7. **Overlooking the bank equity and gold/dollar cross‑asset regime story**
- The Court’s decisions reconfigure the **relative risk exposure of banks**: monetary policy remains more insulated, but bank‑adjacent regulators can now be more aggressively reshaped by the president.[3][5]
- That means bank business models are increasingly exposed to **political cycles in enforcement, competition policy, consumer protection, and labor rules**, while still constrained by a relatively independent central bank on the funding side.
- Coverage citing this as a “victory for Fed independence”[2][4] does not explore the implication that **banks face a more volatile regulatory environment** even if the monetary environment is somewhat more stable. This asymmetry has direct consequences for **bank equity risk premia**, **credit spreads**, and **capital planning assumptions**.
- Similarly, gold and the dollar are not just hedging instruments for headline “Fed politicization” risk; they are hedging instruments for **broader institutional regime uncertainty**. The rulings should increase the **correlation between legal event risk and cross‑asset volatility**, a point that is largely absent from mainstream narratives.

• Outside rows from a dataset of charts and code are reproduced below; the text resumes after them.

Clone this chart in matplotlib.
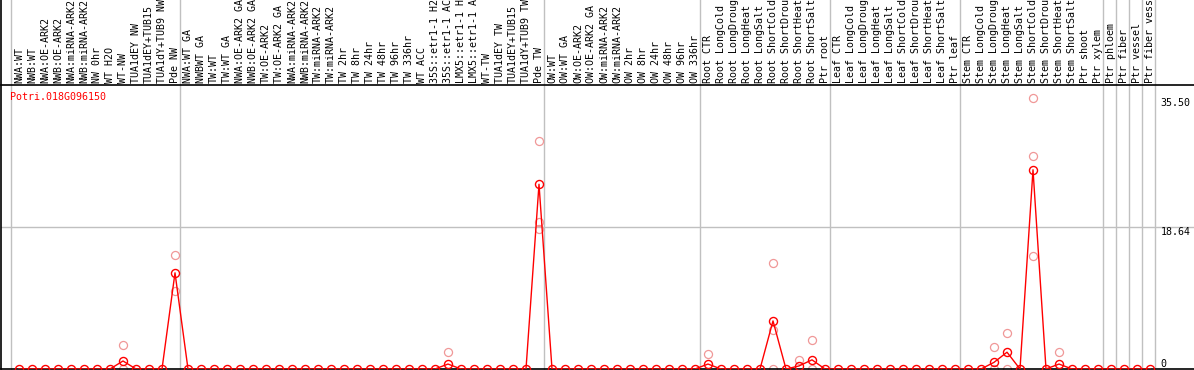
import matplotlib
matplotlib.use("Agg")
import matplotlib.pyplot as plt
import matplotlib.transforms as mtransforms

gene_name = "Potri.018G096150"

# sample labels as shown (truncated to 14 characters)
labels = [
    "NWA:WT", "NWB:WT", "NWA:OE-ARK2", "NWB:OE-ARK2", "NWA:miRNA-ARK2",
    "NWB:miRNA-ARK2", "NW 0hr", "WT H2O", "WT-NW", "TUA1dEY NW",
    "TUA1dEY+TUB15", "TUA1dY+TUB9 NW", "Pde NW",
    "NWA:WT GA", "NWBWT GA", "TW:WT", "TW:WT GA", "NWA:OE-ARK2 GA",
    "NWB:OE-ARK2 GA", "TW:OE-ARK2", "TW:OE-ARK2 GA", "NWA:miRNA-ARK2",
    "NWB:miRNA-ARK2", "TW:miRNA-ARK2", "TW:miRNA-ARK2", "TW 2hr", "TW 8hr",
    "TW 24hr", "TW 48hr", "TW 96hr", "TW 336hr", "WT ACC", "35S::etr1-1 H2",
    "35S::etr1-1 AC", "LMX5::etr1-1 H", "LMX5::etr1-1 A", "WT-TW",
    "TUA1dEY TW", "TUA1dEY+TUB15", "TUA1dY+TUB9 TW", "Pde TW",
    "OW:WT", "OW:WT GA", "OW:OE-ARK2", "OW:OE-ARK2 GA", "OW:miRNA-ARK2",
    "OW:miRNA-ARK2", "OW 2hr", "OW 8hr", "OW 24hr", "OW 48hr", "OW 96hr",
    "OW 336hr",
    "Root CTR", "Root LongCold", "Root LongDroug", "Root LongHeat",
    "Root LongSalt", "Root ShortCold", "Root ShortDrou", "Root ShortHeat",
    "Root ShortSalt", "Ptr root",
    "Leaf CTR", "Leaf LongCold", "Leaf LongDroug", "Leaf LongHeat",
    "Leaf LongSalt", "Leaf ShortCold", "Leaf ShortDrou", "Leaf ShortHeat",
    "Leaf ShortSalt", "Ptr leaf",
    "Stem CTR", "Stem LongCold", "Stem LongDroug", "Stem LongHeat",
    "Stem LongSalt", "Stem ShortCold", "Stem ShortDrou", "Stem ShortHeat",
    "Stem ShortSalt", "Ptr shoot", "Ptr xylem",
    "Ptr phloem", "Ptr fiber", "Ptr vessel", "Ptr fiber vess",
]

# mean expression per sample
means = [
    0, 0, 0, 0, 0, 0, 0, 0, 1.05, 0, 0, 0, 12.6,
    0, 0, 0, 0, 0, 0, 0, 0, 0, 0, 0, 0, 0, 0, 0, 0, 0, 0, 0, 0, 0.65,
    0, 0, 0, 0, 0, 0, 24.2,
    0, 0, 0, 0, 0, 0, 0, 0, 0, 0, 0, 0,
    0.65, 0, 0, 0, 0, 6.3, 0, 0.4, 1.2, 0,
    0, 0, 0, 0, 0, 0, 0, 0, 0, 0,
    0, 0, 0.87, 2.2, 0, 26.1, 0, 0.65, 0, 0, 0,
    0, 0, 0, 0,
]

# individual replicates (sample index, value)
rep_idx = [8, 8, 12, 12, 33, 40, 40, 40, 53, 58, 58, 58, 60, 61, 61,
           75, 75, 76, 76, 78, 78, 78, 80]
rep_val = [3.2, 0, 14.9, 10.2, 2.2, 29.9, 19.3, 18.4, 2.0, 13.85, 5.1, 0,
           1.2, 3.8, 0, 2.84, 0, 4.7, 0, 35.5, 27.9, 14.85, 2.2]

ytick_vals = [0, 18.64, 35.50]
group_ends = [-1, 12, 40, 52, 62, 72, 83, 84, 85, 86, 87]

W, H = 1194, 370
fig = plt.figure(figsize=(W / 100, H / 100), dpi=100)
ax_h = 284 / H
ax = fig.add_axes([1 / W, 1 / H, 1 - 1 / W, ax_h])

xs = list(range(len(labels)))
ax.set_xlim((1 - 19) / 13, (W - 19) / 13)
ax.set_ylim(0, max(rep_val) * 1.048)

red = "#ff0000"
pink = "#f09898"
grid = "#c0c0c0"
mono = "DejaVu Sans Mono"
fs = 7.2

top_frac = (H - 1) / 284
for g in group_ends:
    ax.axvline(g + 0.38, ymin=0, ymax=top_frac, color=grid, lw=1,
               clip_on=False, zorder=0)
ax.axhline(ytick_vals[1], color=grid, lw=1, zorder=0)
ax.axvline(ax.get_xlim()[0], ymin=0, ymax=top_frac, color="black", lw=1.2,
           clip_on=False, zorder=5)

ax.plot(rep_idx, rep_val, linestyle="none", marker="o", ms=5.8,
        mfc="none", mec=pink, mew=0.9, zorder=2)
ax.plot(xs, means, color=red, lw=1.0, marker="o", ms=5.8, mfc="none",
        mec=red, mew=1.0, zorder=3)

# sample labels along the top
ax.xaxis.tick_top()
ax.set_xticks(xs)
ax.set_xticklabels(labels, rotation=90, fontsize=fs, family=mono,
                   va="bottom", ha="center")
ax.tick_params(axis="x", length=0, pad=1.5)
ax.set_yticks([])

# value labels on the right, inside the plot
trans = mtransforms.blended_transform_factory(ax.transAxes, ax.transData)
for v in ytick_vals:
    txt = f"{v:.2f}" if v else "0"
    ax.text(0.972, v, txt, transform=trans, fontsize=fs, family=mono,
            ha="left", va="bottom" if v == 0 else "top")

ax.text(0.0075, 1 - 12 / 284, gene_name, transform=ax.transAxes,
        color=red, fontsize=fs, family=mono, ha="left", va="center")

for side in ["left", "right"]:
    ax.spines[side].set_visible(False)
for side in ["top", "bottom"]:
    ax.spines[side].set_linewidth(1.2)

fig.savefig("out.png", dpi=100)
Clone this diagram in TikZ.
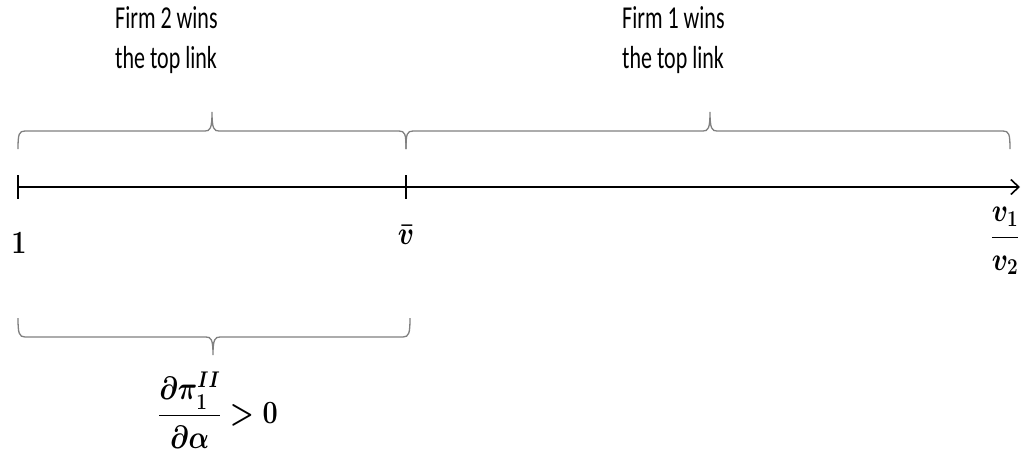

8. **Framing the Fed carve‑out as purely protective rather than also constraining**
- Enshrining Fed independence means the central bank now operates within a **more explicit constitutional narrative**. That can be protective, but it also **raises the political salience of the Fed’s uniqueness**.
- In a context where other agencies become extensions of presidential policy, a still‑independent Fed can be painted as a **counter‑majoritarian institution**, which may invite **future political campaigns to curtail or restructure it via legislation or further litigation**.
- Mainstream coverage focuses on independence as a normative good without acknowledging that **heightened visibility of the Fed’s special status may intensify populist or partisan efforts to challenge its mandate, governance structure, or balance sheet authority** over the medium term.
Taken together, the factual record shows: (1) the Court has **expanded presidential control** over most independent regulators, (2) **affirmed and narrowed‑procedurally protected** Fed independence specifically, and (3) left unresolved what “for cause” means in practice for removing Fed governors.[1][3][5] The underappreciated market story is a **dual‑regime environment** where the Fed is legally privileged but politically exposed, surrounded by a regulatory sphere that is now more directly toolable by the executive. That is the macro‑financial regime risk mainstream coverage has not yet mapped onto rate volatility, term premia, FX demand, or bank equity and credit pricing.